Para além de qualquer outro entendimento, fica claro o recado: Deus, desde sempre, quer a felicidade do ser humano. Não nos criou para sofrer, mas para viver, não de qualquer jeito, mas em plenitude. Mas a felicidade está em risco. Tem muita gente que sofre. Parte deste sofrimento é consequência da fragilidade humana, mas outra parte é o resultado da maldade humana. Deriva de um déficit de Evangelho. É o sofrimento ocasionado pela negação do acesso aos bens da terra cujo destino universal foi desviado para os cofres dos ricos e poderosos. Falta até pão na mesa de milhões de pessoas, não porque a terra não o produza suficientemente, mas porque é negado pela voracidade de uns e jogado no lixo no lugar de ser compartilhado. Até as crianças, que pela idade deveriam rir à vontade e se divertirem com suas brincadeiras, derramam lágrimas em abundância. O sofrimento aparece também pela violência e sob forma de ultraje, preconceito, mentira, calúnia, perseguição, tortura e ameaça de morte, que, frequentemente, atingem as pessoas que acolhem o Evangelho e fazem dele a razão da própria vida. Se há sofrimento a culpa não é de Deus, mas de quem tomou distância dele e organizou o mundo não a partir de Seu ponto de vista, mas conforme os próprios “depravados” interesses.

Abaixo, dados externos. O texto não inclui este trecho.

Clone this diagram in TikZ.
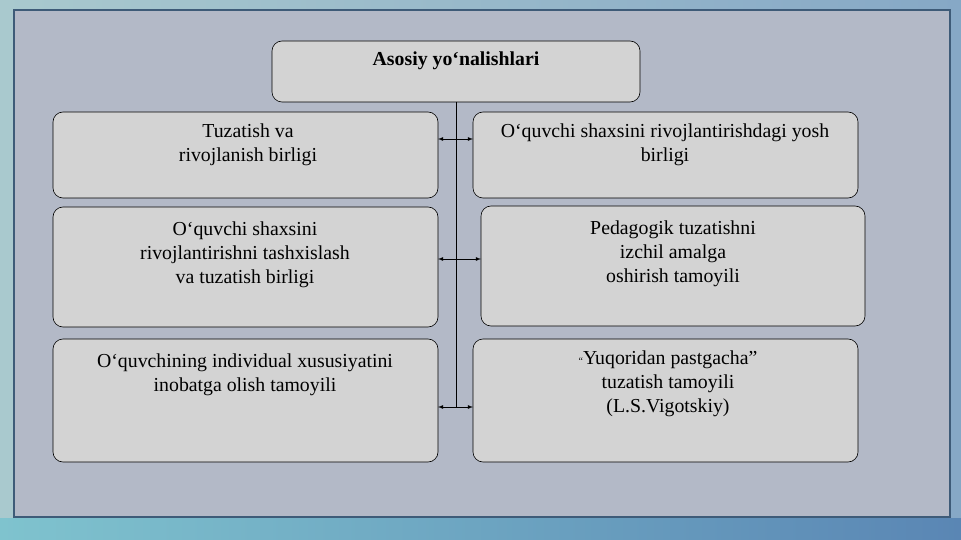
\documentclass[tikz,border=0pt]{standalone}
\usepackage{fontspec}
\setmainfont{Liberation Serif}
\begin{document}
\begin{tikzpicture}[x=1pt,y=-1pt,
  bx/.style={draw=black,fill=boxgray,rounded corners=10pt,line width=0.6pt},
  tx/.style={align=center,font=\fontsize{19.8}{24}\selectfont,anchor=north,inner sep=0pt},
  arr/.style={<->,>=latex,line width=0.8pt}]
\definecolor{boxgray}{HTML}{D3D3D3}
\definecolor{inner}{HTML}{B3B9C7}
\definecolor{frame}{HTML}{3E5B78}
\definecolor{bgl}{HTML}{A9C9CE}
\definecolor{bgr}{HTML}{86A8C6}
\definecolor{strl}{HTML}{7FC3CE}
\definecolor{strr}{HTML}{5A86B4}
\shade[left color=bgl, right color=bgr] (0,0) rectangle (961,540);
\shade[left color=strl, right color=strr] (0,518) rectangle (961,540);
\draw[frame,fill=inner,line width=1.2pt] (14,10) rectangle (950,517);
\draw[bx] (272,41) rectangle (640,102);
\node[tx,font=\fontsize{19.8}{24}\selectfont\bfseries] (t) at (456,52) {Asosiy yoʻnalishlari};
\draw[bx] (53,112) rectangle (438,198);
\node[tx] (l1) at (248,124) {Tuzatish va\\rivojlanish birligi};
\draw[bx] (473,112) rectangle (858,198);
\node[tx] (r1) at (665,124) {Oʻquvchi shaxsini rivojlantirishdagi yosh\\birligi};
\draw[bx] (53,207) rectangle (438,327);
\node[tx] (l2) at (245,222) {Oʻquvchi shaxsini\\rivojlantirishni tashxislash\\va tuzatish birligi};
\draw[bx] (481,206) rectangle (865,326);
\node[tx] (r2) at (673,221) {Pedagogik tuzatishni\\izchil amalga\\oshirish tamoyili};
\draw[bx] (53,339) rectangle (438,462);
\node[tx] (l3) at (245,354) {Oʻquvchining individual xususiyatini\\inobatga olish tamoyili};
\draw[bx] (473,339) rectangle (858,462);
\node[tx] (r3) at (668,351) {{\fontsize{10}{24}\selectfont“}Yuqoridan pastgacha”\\tuzatish tamoyili\\(L.S.Vigotskiy)};
\coordinate (vt) at (456,102);
\coordinate (vb) at (456,408);
\draw[line width=1pt] (vt) -- (vb);
\coordinate (a1) at (438,139); \coordinate (b1) at (473,139);
\coordinate (a2) at (438,259); \coordinate (b2) at (481,259);
\coordinate (a3) at (438,407); \coordinate (b3) at (473,407);
\draw[arr] (a1) -- (b1);
\draw[arr] (a2) -- (b2);
\draw[arr] (a3) -- (b3);
\end{tikzpicture}
\end{document}
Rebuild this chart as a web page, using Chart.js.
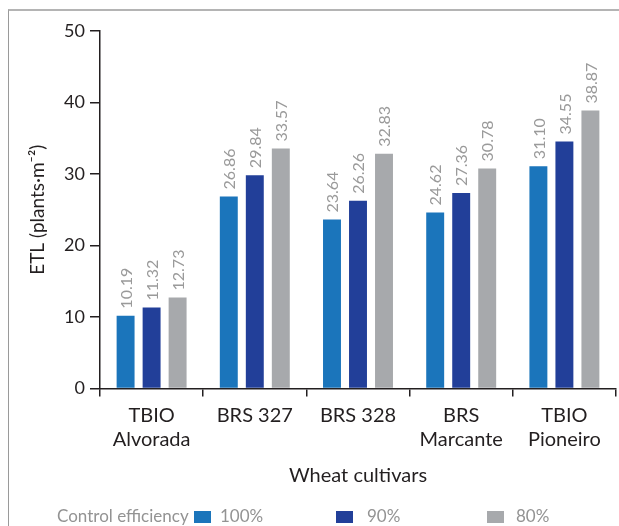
<!DOCTYPE html>
<html>
<head>
<meta charset="utf-8">
<script src="https://cdn.jsdelivr.net/npm/chart.js@4"></script>
<style>
  html, body { margin: 0; padding: 0; background: #fff; }
  #wrap { position: relative; width: 619px; height: 526px; overflow: hidden; }
  #frame { position: absolute; left: 8px; top: 9px; right: -5px; bottom: -5px;
           border-top: 2px solid #b4b4b4; border-left: 1.5px solid #9a9a9a; }
  canvas { position: absolute; left: 0; top: 0; }
  .lg { position: absolute; top: 505px; font: 17px Lato, sans-serif; color: #939393; white-space: nowrap; line-height: 22px; }
  .sw { position: absolute; top: 511px; width: 17px; height: 12px; }
</style>
</head>
<body>
<div id="wrap">
  <div id="frame"></div>
  <canvas id="chart" width="619" height="526"></canvas>
  <div class="lg" style="left:57px">Control efficiency</div>
  <div class="sw" style="left:194px;background:#1b75bb"></div>
  <div class="lg" style="left:220px">100%</div>
  <div class="sw" style="left:336px;background:#223f99"></div>
  <div class="lg" style="left:367px">90%</div>
  <div class="sw" style="left:487px;background:#a7a9ac"></div>
  <div class="lg" style="left:516px">80%</div>
</div>
<script>
/* ETL by wheat cultivar and control efficiency */
const cultivars = [['TBIO', 'Alvorada'], 'BRS 327', 'BRS 328', ['BRS', 'Marcante'], ['TBIO', 'Pioneiro']];
const eff100 = [10.19, 26.86, 23.64, 24.62, 31.10];
const eff90 = [11.32, 29.84, 26.26, 27.36, 34.55];
const eff80 = [12.73, 33.57, 32.83, 30.78, 38.87];
const yTicks = [0, 10, 20, 30, 40, 50];

const COLORS = { c100: '#1b75bb', c90: '#223f99', c80: '#a7a9ac', axis: '#231f20', label: '#9a9a9a' };
const FONT = 'Lato, sans-serif';

// rotated value labels above each bar
const valueLabels = {
  id: 'valueLabels',
  afterDatasetsDraw(chart) {
    const ctx = chart.ctx;
    ctx.save();
    ctx.font = '16px ' + FONT;
    ctx.fillStyle = COLORS.label;
    ctx.textAlign = 'left';
    ctx.textBaseline = 'middle';
    chart.data.datasets.forEach((ds, i) => {
      chart.getDatasetMeta(i).data.forEach((bar, j) => {
        ctx.save();
        ctx.translate(bar.x + 1, bar.y - 7);
        ctx.rotate(-Math.PI / 2);
        ctx.fillText(ds.data[j].toFixed(2), 0, 0);
        ctx.restore();
      });
    });
    ctx.restore();
  }
};

new Chart(document.getElementById('chart'), {
  type: 'bar',
  data: {
    labels: cultivars,
    datasets: [
      { label: '100%', data: eff100, backgroundColor: COLORS.c100 },
      { label: '90%', data: eff90, backgroundColor: COLORS.c90 },
      { label: '80%', data: eff80, backgroundColor: COLORS.c80 },
    ]
  },
  options: {
    responsive: false, animation: false, devicePixelRatio: 1,
    layout: { padding: { left: 22, top: 31, right: 3, bottom: 38 } },
    categoryPercentage: 0.756, barPercentage: 0.69,
    scales: {
      x: {
        grid: { display: true, offset: true, drawOnChartArea: false, drawTicks: true, tickLength: 8, color: COLORS.axis, lineWidth: 1.5 },
        border: { display: true, color: COLORS.axis, width: 1.5 },
        ticks: { color: COLORS.axis, font: { family: FONT, size: 20, lineHeight: 1.2 }, padding: 7, maxRotation: 0, autoSkip: false },
        title: { display: true, text: 'Wheat cultivars', color: COLORS.axis, font: { family: FONT, size: 20 }, padding: { top: 0, bottom: 0 } },
        afterFit: s => { s.height = 99.5; },
      },
      y: {
        min: 0, max: 50,
        afterBuildTicks: s => { s.ticks = yTicks.map(v => ({ value: v })); },
        grid: { display: true, drawOnChartArea: false, drawTicks: true, tickLength: 10, color: COLORS.axis, lineWidth: 1.5 },
        border: { display: true, color: COLORS.axis, width: 1.5 },
        ticks: { color: COLORS.axis, font: { family: FONT, size: 18 }, padding: 5 },
        title: { display: true, text: 'ETL (plants·m⁻²)', color: COLORS.axis, font: { family: FONT, size: 19 }, padding: { top: 4, bottom: 0 } },
        afterFit: s => { s.width = 78; },
      }
    },
    plugins: { legend: { display: false }, tooltip: { enabled: false } }
  },
  plugins: [valueLabels]
});
</script>
</body>
</html>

A surpresa é que Deus chora também por estes. Engana-se quem acha que os “ais’ que Jesus pronuncia conforme o relato de Lucas são maldições contra os ricos, os poderosos, os fartos e os perseguidores. O ato de amaldiçoar não combina com Deus. Ele é Sumo Bem. Não conhece a vingança, a ira, a raiva assim como nós as vivenciamos no dia a dia. Os “ais” são advertências. Jesus alerta quem se afasta do Evangelho, pois se dana por si mesmo. Quando não há Evangelho, sofrem as vítimas e se danam os carrascos. Mas Deus não se rende. Ainda insiste em propor o Evangelho da felicidade. A palavra bem-aventurança é um objetivo, uma meta que está ao alcance de tod@s. Toda a humanidade tem que voltar ao caminho rumo à felicidade. Isso exige uma grande reviravolta. Mas é possível. Basta viver como Jesus de Nazaré. O/a verdadeiro/a “crente não aquele/a que diz “glória’ de boca para fora, mas é aquele/a que se deixa desafiar pelo Evangelho e assume a vida de Jesus como seu projeto de vida. Foi isso que aconteceu com seus discípulos. Largaram tudo para estar com Jesus e aprender a ser como Ele, encantados pela beleza de sua vida. São Bernardo diz que os apóstolos nos ensinaram a VIVER BEM. Transmitiram-nos a vida boa, bela e bem-aventurada de Jesus De Nazaré. É essa a vida que também nós somos chamados/as a transmitir as pessoas com quem convivemos. A exemplo de Jesus, assumamos um estilo de vida sóbrio, simples, solidária, alicerçado na ética do cuidado, cheio de empatia e compaixão, sobretudo para com quem sofre. Os fartos compartilhem o pão com os famintos. Os ricos desistam da acumulação gananciosa dos bens para garantir que toda pessoa tenha acesso ao necessário para viver com dignidade. Os violentos se desarmem física e espiritualmente para ajudar na construção da cultura da paz. A felicidade só é possível se se vive pela felicidade alheia. Se isso não acontecer, a felicidade não chegará para todo mundo, mas só será garantida aos pobres, aos aflitos, aos famintos, os profetas da justiça, os construtores de paz e aos perseguidos, não por mérito deles, mas por benevolência do Pai que desde sempre tem um olhar privilegiado para com quem sofre inocentemente. Quem optar por viver longe de Deus e fizer chacota de seu ponto de vista em nome da riqueza, do poder, do sucesso e do prazer sem limites estará destruindo sua própria vida com suas próprias mãos. Deus continuará oferecendo como sempre oportunidade da salvação.